Charpentier y Doudna ya ganaron el Premio Princesa de Asturias de Investigación Científica y Técnica en 2015 por esta particular revolución biotecnológica. En 2017 les fue concedido, junto a Francisco Mojica, el Premio Fundación BBVA Fronteras del Conocimiento en la categoría de Biomedicina. Según el Comité Nobel de Química, esta técnica “tiene un poder enorme que nos afecta a todos. No solo ha revolucionado la ciencia básica, también ha dado lugar a cultivos innovadores y dará lugar a nuevos tratamientos médicos innovadores”. Por esa razón se ha concedido el premio a estas dos investigadoras, que llegaron hasta ella (como en muchas ocasiones en Ciencia) por casualidad.
Charpentier estudiaba la bacteria Streptococcus pyogenes, terriblemente dañina (produce más de diez enfermedades diferentes), descubrió la molécula ARNtracr, parte del antiguo sistema inmunológico de las bacterias, que permite “desarmarlas” al escindir su ADN. Después de publicar en 2011 su hallazgo, la bioquímica Jennifer Doudna, se prestó a colaborar con ella para sacar provecho de esta brecha de seguridad en las bacterias. La idea era sencilla: usar el ARNtracer como parte de una herramienta más sofisticada que permitiera repetir el proceso pero con otros microorganismos.

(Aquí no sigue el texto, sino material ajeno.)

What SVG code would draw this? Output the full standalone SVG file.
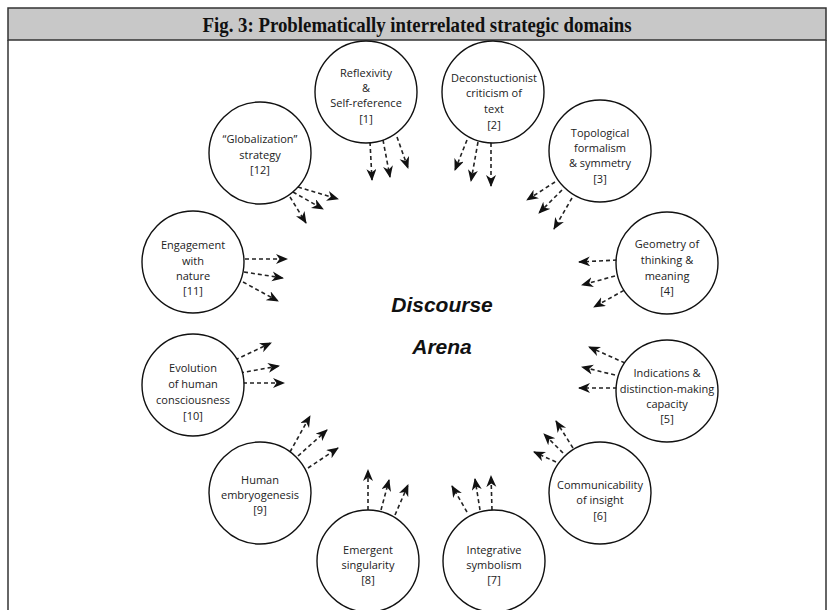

El resultado fueron esas “tijeras” (seguimos con las metáforas, no es tan sencillo como lo que suponen), mejoradas posteriormente, que utilizaron para modificar otras cadenas de ADN: primero virus, pero luego entendieron que podían incluso modificar las de cualquier forma de vida. Si pueden cortar, se puede recombinar, y entonces modificar la cadena genética. Una vez liberada la técnica, otros equipos de investigadores lo han usado para aplicaciones en botánica o medicina, desde el desarrollo de variantes de plantas de cultivo que resistan enfermedades o sequías a nuevos tratamientos contra la larga lista de patologías genéticas hereditarias.